Microsoft is constructing extensive AI data centers in Arizona and Wisconsin to support the growing demands of AI technology. However, these data centers place a significant strain on power grids, requiring massive amounts of electricity. By 2026, AI is projected to consume around 40 gigawatts (GW) of the 96 GW global power demand from data centers, a substantial increase from 49 GW in 2023. This energy consumption generates significant heat, necessitating vast amounts of water for cooling. For instance, Microsoft’s Goodyear, Arizona data center is estimated to use 56 million gallons of water annually, posing a risk to local desert communities already facing water scarcity.
Bitcoin Mining: An Unexpected Solution for Grid Stability
Contrary to its reputation as an “energy hog,” Bitcoin mining can enhance power grid stability and efficiency. Bitcoin miners can adjust their energy usage in near real-time, a capability that aids in balancing power grids by matching energy production with user demand, a process known as “load following.” Traditionally, grid operators adjusted energy production to balance the grid, but Bitcoin miners now offer a second, dynamic response action by modulating their power consumption during periods of high or low electricity demand.
This adaptability is particularly beneficial for integrating renewable energy sources like wind and solar, which fluctuate with weather conditions and are challenging to ramp up or down quickly. Bitcoin mining, with its scalable and economically viable variable load, provides a crucial balancing mechanism that can support the increasing power demands of AI data centers.
Comparing Energy Usage: Bitcoin Mining vs AI Data Centers
While both AI data centers and Bitcoin mining consume large amounts of energy, they differ significantly in their ability to adjust usage in real-time. Bitcoin mining operations can throttle down or shut off equipment without adversely affecting the network. In contrast, reducing energy usage in AI data centers by turning off servers can negatively impact their operations and customer experience. This flexibility makes Bitcoin mining a valuable tool for stabilizing power grids, especially when managing the electricity consumption of large AI data centers.

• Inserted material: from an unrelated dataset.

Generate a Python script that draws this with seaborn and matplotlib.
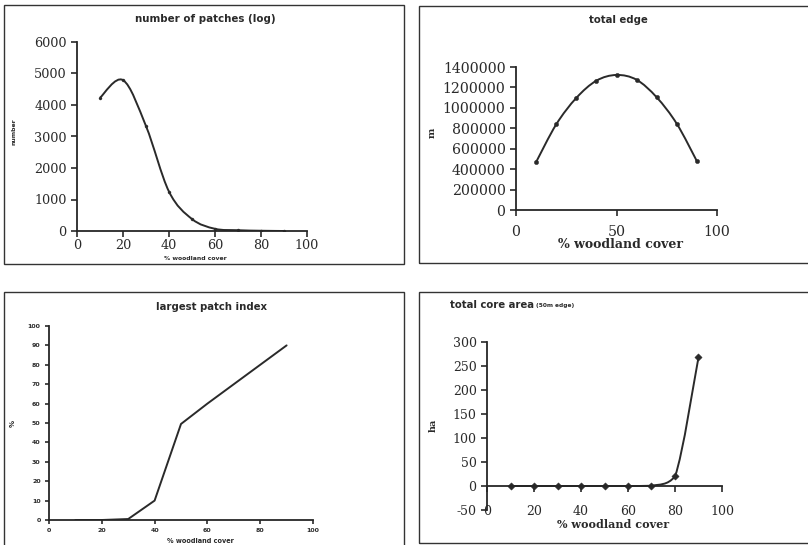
import numpy as np
import pandas as pd
import matplotlib
matplotlib.use('Agg')
import matplotlib.pyplot as plt
import seaborn as sns
from matplotlib.path import Path
from matplotlib.patches import PathPatch, Rectangle

# ---------------- data ----------------
cover = [10, 20, 30, 40, 50, 60, 70, 80, 90]

n_patches = [4230, 4790, 3330, 1250, 380, 70, 25, 8, 0]
total_edge = [469000, 838000, 1097000, 1266000, 1322000, 1275000, 1103000, 844000, 478000]
lpi = [0, 0, 0.5, 10, 49.5, 60, 70, 80, 90]
core_area = [0, 0, 0, 0, 0, 0, 0.5, 20, 268]

df = pd.DataFrame({'cover': cover, 'n_patches': n_patches, 'total_edge': total_edge,
                   'lpi': lpi, 'core_area': core_area})

sns.set_theme(style='white')
plt.rcParams['font.family'] = ['DejaVu Serif', 'Liberation Serif']
plt.rcParams['axes.linewidth'] = 1.3
plt.rcParams['axes.unicode_minus'] = False

W, H = 808, 545
fig = plt.figure(figsize=(W / 100, H / 100), dpi=100)
INK = '#2a2a2a'


def px_axes(x0, x1, ytop, ybot):
    # axes rect from pixel positions (top-left origin)
    return fig.add_axes([x0 / W, (H - ybot) / H, (x1 - x0) / W, (ybot - ytop) / H])


def smooth_line(ax, xs, ys, clamp=False, **kw):
    # excel style smoothed line (catmull-rom -> bezier)
    xs = np.asarray(xs, float)
    ys = np.asarray(ys, float)
    verts = [(xs[0], ys[0])]
    codes = [Path.MOVETO]
    n = len(xs)
    for i in range(n - 1):
        p0 = (xs[max(i - 1, 0)], ys[max(i - 1, 0)])
        p1 = (xs[i], ys[i])
        p2 = (xs[i + 1], ys[i + 1])
        p3 = (xs[min(i + 2, n - 1)], ys[min(i + 2, n - 1)])
        c1 = [p1[0] + (p2[0] - p0[0]) / 6, p1[1] + (p2[1] - p0[1]) / 6]
        c2 = [p2[0] - (p3[0] - p1[0]) / 6, p2[1] - (p3[1] - p1[1]) / 6]
        if clamp:
            lo, hi = min(p1[1], p2[1]), max(p1[1], p2[1])
            c1[1] = min(max(c1[1], lo), hi)
            c2[1] = min(max(c2[1], lo), hi)
        verts += [tuple(c1), tuple(c2), p2]
        codes += [Path.CURVE4] * 3
    ax.add_patch(PathPatch(Path(verts, codes), fill=False, **kw))


def excel_axes(ax):
    sns.despine(ax=ax)
    ax.tick_params(direction='out', length=4, width=1.2, colors=INK,
                   left=True, bottom=True)
    ax.grid(False)
    ax.set_xlabel('')
    ax.set_ylabel('')


def sans(x, y, s, size, **kw):
    fig.text(x / W, 1 - y / H, s, ha=kw.pop('ha', 'center'), va='center',
             fontsize=size, fontweight='bold', family='DejaVu Sans', color=INK, **kw)


def serif(x, y, s, size, **kw):
    fig.text(x / W, 1 - y / H, s, ha='center', va='center',
             fontsize=size, fontweight='bold', family='DejaVu Serif', color=INK, **kw)


# chart frames
for (x0, y0, x1, y1) in [(4, 5, 404, 264), (419, 6, 812, 263),
                         (4, 292, 404, 550), (419, 292, 812, 543)]:
    fig.patches.append(Rectangle((x0 / W, (H - y1) / H), (x1 - x0) / W, (y1 - y0) / H,
                                 transform=fig.transFigure, fill=False,
                                 edgecolor='#333333', linewidth=1.0))

line_kw = dict(color=INK, linewidth=1.4)

# ---------------- number of patches ----------------
ax1 = px_axes(77, 307, 42, 231)
smooth_line(ax1, df.cover, df.n_patches, **line_kw)
sns.scatterplot(data=df, x='cover', y='n_patches', ax=ax1, s=5, color=INK,
                edgecolor=None, marker='o')
ax1.set_xlim(0, 100)
ax1.set_ylim(0, 6000)
ax1.set_xticks(range(0, 101, 20))
ax1.set_yticks(range(0, 6001, 1000))
excel_axes(ax1)
ax1.tick_params(labelsize=9.2, labelcolor=INK)
ax1.tick_params(axis='x', pad=1.5)
sans(205, 19, 'number of patches (log)', 7.4)
sans(195, 258, '% woodland cover', 4.4)
sans(14, 132, 'number', 4.4, rotation=90)

# ---------------- total edge ----------------
ax2 = px_axes(516, 717, 67, 210)
smooth_line(ax2, df.cover, df.total_edge, **line_kw)
sns.scatterplot(data=df, x='cover', y='total_edge', ax=ax2, s=10, color=INK,
                edgecolor=None, marker='o')
ax2.set_xlim(0, 100)
ax2.set_ylim(0, 1400000)
ax2.set_xticks([0, 50, 100])
ax2.set_yticks(range(0, 1400001, 200000))
ax2.yaxis.set_major_formatter(matplotlib.ticker.FuncFormatter(lambda v, _: f'{int(v)}'))
excel_axes(ax2)
ax2.tick_params(labelsize=10.2, labelcolor=INK)
ax2.tick_params(axis='x', pad=6.5)
sans(618, 20, 'total edge', 7.3)
serif(620, 245, '% woodland cover', 9)
serif(432, 133, 'm', 7, rotation=90)

# ---------------- largest patch index ----------------
ax3 = px_axes(49, 313, 326, 520)
sns.lineplot(data=df, x='cover', y='lpi', ax=ax3, color=INK, linewidth=1.4)
ax3.set_xlim(0, 100)
ax3.set_ylim(0, 100)
ax3.set_xticks(range(0, 101, 20))
ax3.set_yticks(range(0, 101, 10))
excel_axes(ax3)
ax3.tick_params(labelsize=4.5, length=3, pad=3, labelcolor=INK)
for lab in ax3.get_xticklabels() + ax3.get_yticklabels():
    lab.set_family('DejaVu Sans')
    lab.set_fontweight('bold')
sans(211, 307, 'largest patch index', 7.3)
sans(200, 541, '% woodland cover', 4.7)
sans(13, 423, '%', 5, rotation=90)

# ---------------- total core area ----------------
ax4 = px_axes(487, 722, 342, 510)
smooth_line(ax4, df.cover, df.core_area, clamp=True, **line_kw)
sns.scatterplot(data=df, x='cover', y='core_area', ax=ax4, s=14, color=INK,
                edgecolor=None, marker='D')
ax4.set_xlim(0, 100)
ax4.set_ylim(-50, 300)
ax4.set_xticks(range(0, 101, 20))
ax4.set_yticks(range(-50, 301, 50))
excel_axes(ax4)
ax4.spines['bottom'].set_position(('data', 0))
ax4.tick_params(labelsize=9, labelcolor=INK)
ax4.tick_params(axis='x', pad=10)
sans(534, 305, 'total core area', 7.3, ha='right')
sans(536, 306, '(50m edge)', 4.2, ha='left')
serif(613, 524, '% woodland cover', 8)
serif(433, 425, 'ha', 7, rotation=90)

plt.savefig('out.png', dpi=100)
plt.close()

Case Studies: Oklahoma, Texas, Scandinavia, and Iceland
States like Oklahoma are recognizing the benefits of Bitcoin mining for grid stability. On May 30, the state senate passed a bill exempting commercial mining machinery and equipment from sales tax if the miner provides an adjustable load to the local power producer.
In Texas, heavy investment in wind energy has led to periods where energy supply exceeds demand, particularly at night. Bitcoin miners help balance this by consuming excess electricity, preventing grid overloads and blackouts, as demonstrated during the severe winter storm in February 2021.
Scandinavia, with its abundant wind energy, and Iceland, with its geothermal and hydroelectric power, also benefit from Bitcoin mining. In both regions, mining operations consume surplus energy, maintaining grid balance and supporting renewable energy markets.
Enhancing the Viability of Renewable Energy Projects
Bitcoin mining’s stabilizing effect on power grids also boosts the financial viability of renewable energy projects. By providing consistent demand, miners ensure steady revenue streams for wind farms and hydropower plants. This financial stability makes renewable projects more economically attractive and encourages the adoption of sustainable energy solutions worldwide.
The Future of Energy Management
The intersection of Bitcoin mining, AI data centers, and renewable energy projects presents opportunities for innovation in energy management. Smart grid software utilizing real-time data analytics can optimize electricity production and distribution, integrating seamlessly with mining operations to enhance grid efficiency and reliability. As global energy production becomes more complex and competitive, Bitcoin miners’ ability to stabilize and optimize power grids, especially in regions with substantial renewable energy resources and energy-intensive AI data centers, will make them invaluable partners in the expansion of renewable energy and overall energy management.